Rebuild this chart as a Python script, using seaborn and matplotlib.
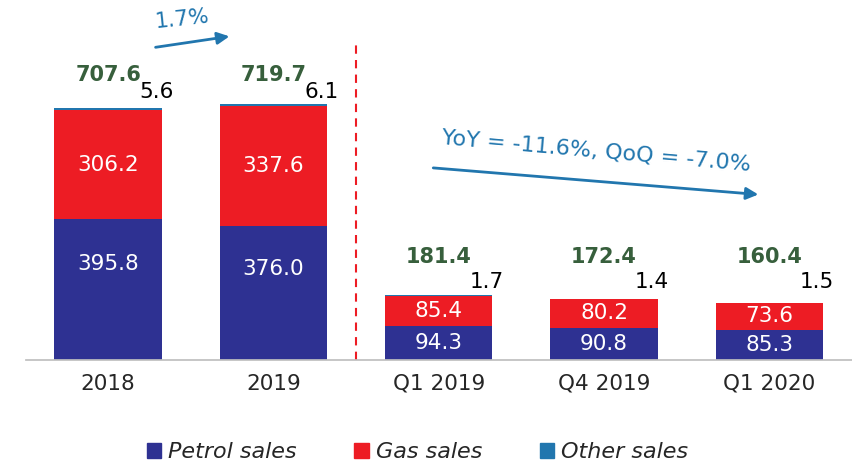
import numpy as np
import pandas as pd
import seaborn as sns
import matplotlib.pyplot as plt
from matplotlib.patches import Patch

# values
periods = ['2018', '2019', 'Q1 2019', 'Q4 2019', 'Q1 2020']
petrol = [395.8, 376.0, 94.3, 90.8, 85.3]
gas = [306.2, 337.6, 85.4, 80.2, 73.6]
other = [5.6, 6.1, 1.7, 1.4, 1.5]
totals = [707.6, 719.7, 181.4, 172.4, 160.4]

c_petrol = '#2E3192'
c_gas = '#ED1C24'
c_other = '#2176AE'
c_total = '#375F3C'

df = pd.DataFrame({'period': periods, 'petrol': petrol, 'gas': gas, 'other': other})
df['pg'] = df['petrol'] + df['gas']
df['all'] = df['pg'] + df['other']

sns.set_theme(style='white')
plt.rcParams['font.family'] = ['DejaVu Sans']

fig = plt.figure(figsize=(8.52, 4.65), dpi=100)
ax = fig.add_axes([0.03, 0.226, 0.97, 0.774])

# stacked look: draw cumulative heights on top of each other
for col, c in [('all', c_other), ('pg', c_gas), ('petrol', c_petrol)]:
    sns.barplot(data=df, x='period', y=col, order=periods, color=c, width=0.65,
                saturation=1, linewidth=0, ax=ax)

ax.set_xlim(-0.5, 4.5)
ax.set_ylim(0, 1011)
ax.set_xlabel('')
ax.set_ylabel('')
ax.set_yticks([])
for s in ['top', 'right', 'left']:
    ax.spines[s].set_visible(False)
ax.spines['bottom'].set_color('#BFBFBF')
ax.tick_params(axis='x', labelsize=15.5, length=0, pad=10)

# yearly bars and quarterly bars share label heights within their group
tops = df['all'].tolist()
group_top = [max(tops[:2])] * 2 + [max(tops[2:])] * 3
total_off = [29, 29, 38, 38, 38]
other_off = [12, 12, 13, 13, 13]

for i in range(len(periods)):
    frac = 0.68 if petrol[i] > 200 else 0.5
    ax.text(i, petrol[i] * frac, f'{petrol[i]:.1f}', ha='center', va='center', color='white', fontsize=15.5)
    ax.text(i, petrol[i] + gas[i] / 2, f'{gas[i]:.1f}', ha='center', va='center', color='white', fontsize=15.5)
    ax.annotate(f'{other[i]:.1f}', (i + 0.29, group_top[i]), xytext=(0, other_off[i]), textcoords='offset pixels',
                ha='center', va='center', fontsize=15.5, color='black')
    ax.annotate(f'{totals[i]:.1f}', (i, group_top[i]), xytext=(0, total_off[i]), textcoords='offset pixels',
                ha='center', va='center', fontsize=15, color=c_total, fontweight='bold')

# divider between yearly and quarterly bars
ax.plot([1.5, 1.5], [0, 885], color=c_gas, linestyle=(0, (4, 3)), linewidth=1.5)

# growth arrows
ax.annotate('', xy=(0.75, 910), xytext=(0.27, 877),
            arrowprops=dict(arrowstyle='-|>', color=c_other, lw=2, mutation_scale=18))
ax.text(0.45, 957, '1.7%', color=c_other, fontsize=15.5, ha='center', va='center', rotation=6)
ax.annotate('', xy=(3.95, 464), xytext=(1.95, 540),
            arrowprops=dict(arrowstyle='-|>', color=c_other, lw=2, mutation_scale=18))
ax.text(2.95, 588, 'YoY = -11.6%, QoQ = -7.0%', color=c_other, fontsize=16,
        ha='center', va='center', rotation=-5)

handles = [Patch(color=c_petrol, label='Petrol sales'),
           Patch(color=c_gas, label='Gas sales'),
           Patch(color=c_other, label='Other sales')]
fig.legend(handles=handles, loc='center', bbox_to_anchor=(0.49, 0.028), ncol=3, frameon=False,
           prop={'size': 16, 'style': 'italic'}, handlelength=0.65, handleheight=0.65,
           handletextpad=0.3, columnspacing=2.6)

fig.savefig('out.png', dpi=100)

To be done = Identify each line containing the string "matplotlib" and copy it out.

Final result =
Rebuild this chart as a Python script, using seaborn and matplotlib.
import matplotlib.pyplot as plt
from matplotlib.patches import Patch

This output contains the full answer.